We have inputs sentences with sentiment tags:

training_data = [('I love this sandwich.', 'pos'),
('This is an amazing place!', 'pos'),
('I feel very good about these beers.', 'pos'),
('This is my best work.', 'pos'),
("What an awesome view", 'pos'),
('I do not like this restaurant', 'neg'),
('I am tired of this stuff.', 'neg'),
("I can't deal with this", 'neg'),
('He is my sworn enemy!', 'neg'),
('My boss is horrible.', 'neg')]

Let's consider our feature sets to be individual words, so we extract a list of all possible words from the training data (let's call it vocabulary) as such:

from nltk.tokenize import word_tokenize
from itertools import chain
vocabulary = set(chain(*[word_tokenize(i[0].lower()) for i in training_data]))

Essentially, vocabulary here is the same @275365's all_word

>>> all_words = set(word.lower() for passage in training_data for word in word_tokenize(passage[0]))
>>> vocabulary = set(chain(*[word_tokenize(i[0].lower()) for i in training_data]))
>>> print vocabulary == all_words
True

From each data point, (i.e. each sentence and the pos/neg tag), we want to say whether a feature (i.e. a word from the vocabulary) exist or not.

>>> sentence = word_tokenize('I love this sandwich.'.lower())
>>> print {i:True for i in vocabulary if i in sentence}
{'this': True, 'i': True, 'sandwich': True, 'love': True, '.': True}

But we also want to tell the classifier which word don't exist in the sentence but in the vocabulary, so for each data point, we list out all possible words in the vocabulary and say whether a word exist or not:

>>> sentence = word_tokenize('I love this sandwich.'.lower())
>>> x =  {i:True for i in vocabulary if i in sentence}
>>> y =  {i:False for i in vocabulary if i not in sentence}
>>> x.update(y)
>>> print x
{'love': True, 'deal': False, 'tired': False, 'feel': False, 'is': False, 'am': False, 'an': False, 'good': False, 'best': False, '!': False, 'these': False, 'what': False, '.': True, 'amazing': False, 'horrible': False, 'sworn': False, 'ca': False, 'do': False, 'sandwich': True, 'very': False, 'boss': False, 'beers': False, 'not': False, 'with': False, 'he': False, 'enemy': False, 'about': False, 'like': False, 'restaurant': False, 'this': True, 'of': False, 'work': False, "n't": False, 'i': True, 'stuff': False, 'place': False, 'my': False, 'awesome': False, 'view': False}

But since this loops through the vocabulary twice, it's more efficient to do this:

>>> sentence = word_tokenize('I love this sandwich.'.lower())
>>> x = {i:(i in sentence) for i in vocabulary}
{'love': True, 'deal': False, 'tired': False, 'feel': False, 'is': False, 'am': False, 'an': False, 'good': False, 'best': False, '!': False, 'these': False, 'what': False, '.': True, 'amazing': False, 'horrible': False, 'sworn': False, 'ca': False, 'do': False, 'sandwich': True, 'very': False, 'boss': False, 'beers': False, 'not': False, 'with': False, 'he': False, 'enemy': False, 'about': False, 'like': False, 'restaurant': False, 'this': True, 'of': False, 'work': False, "n't": False, 'i': True, 'stuff': False, 'place': False, 'my': False, 'awesome': False, 'view': False}

So for each sentence, we want to tell the classifier for each sentence which word exist and which word doesn't and also give it the pos/neg tag. We can call that a feature_set, it's a tuple made up of a x (as shown above) and its tag.

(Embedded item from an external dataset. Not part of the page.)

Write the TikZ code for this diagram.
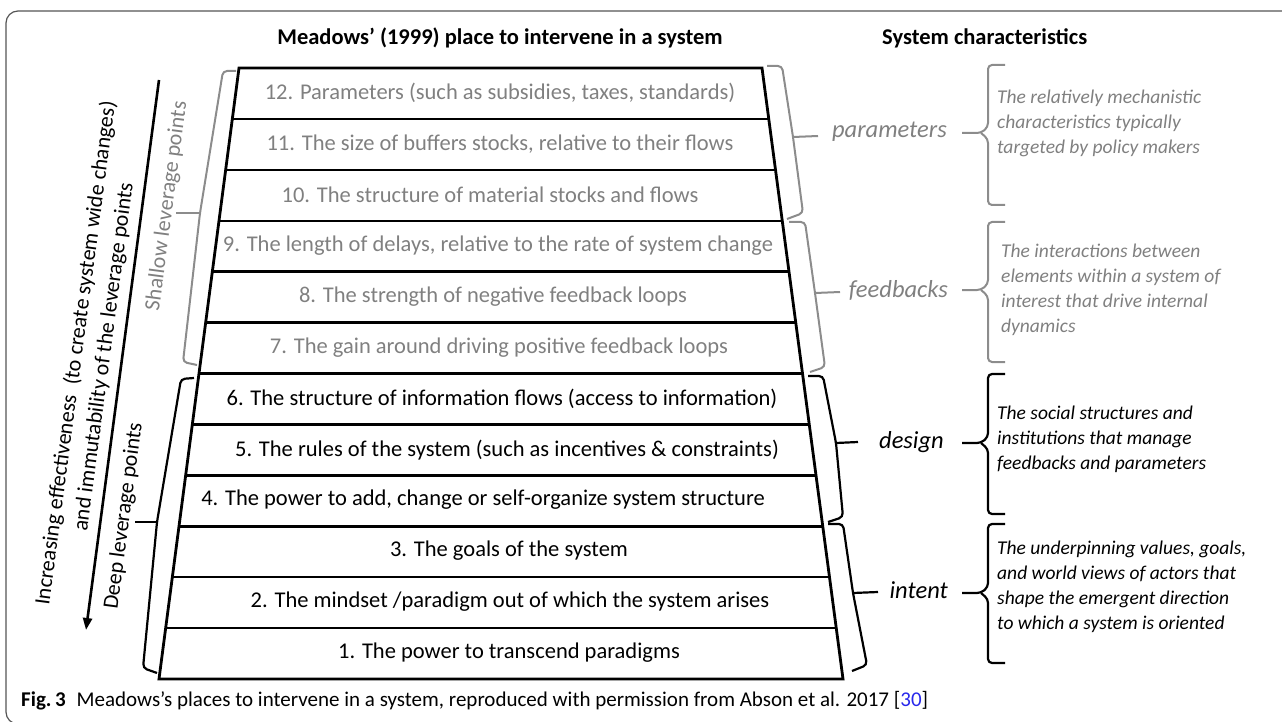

>>> feature_set = [({i:(i in word_tokenize(sentence.lower())) for i in vocabulary},tag) for sentence, tag in training_data]
[({'this': True, 'love': True, 'deal': False, 'tired': False, 'feel': False, 'is': False, 'am': False, 'an': False, 'sandwich': True, 'ca': False, 'best': False, '!': False, 'what': False, '.': True, 'amazing': False, 'horrible': False, 'sworn': False, 'awesome': False, 'do': False, 'good': False, 'very': False, 'boss': False, 'beers': False, 'not': False, 'with': False, 'he': False, 'enemy': False, 'about': False, 'like': False, 'restaurant': False, 'these': False, 'of': False, 'work': False, "n't": False, 'i': False, 'stuff': False, 'place': False, 'my': False, 'view': False}, 'pos'), ...]

Then we feed these features and tags in the feature_set into the classifier to train it:

from nltk import NaiveBayesClassifier as nbc
classifier = nbc.train(feature_set)

Now you have a trained classifier and when you want to tag a new sentence, you have to "featurize" the new sentence to see which of the word in the new sentence are in the vocabulary that the classifier was trained on:

>>> test_sentence = "This is the best band I've ever heard! foobar"
>>> featurized_test_sentence = {i:(i in word_tokenize(test_sentence.lower())) for i in vocabulary}

NOTE: As you can see from the step above, the naive bayes classifier cannot handle out of vocabulary words since the foobar token disappears after you featurize it.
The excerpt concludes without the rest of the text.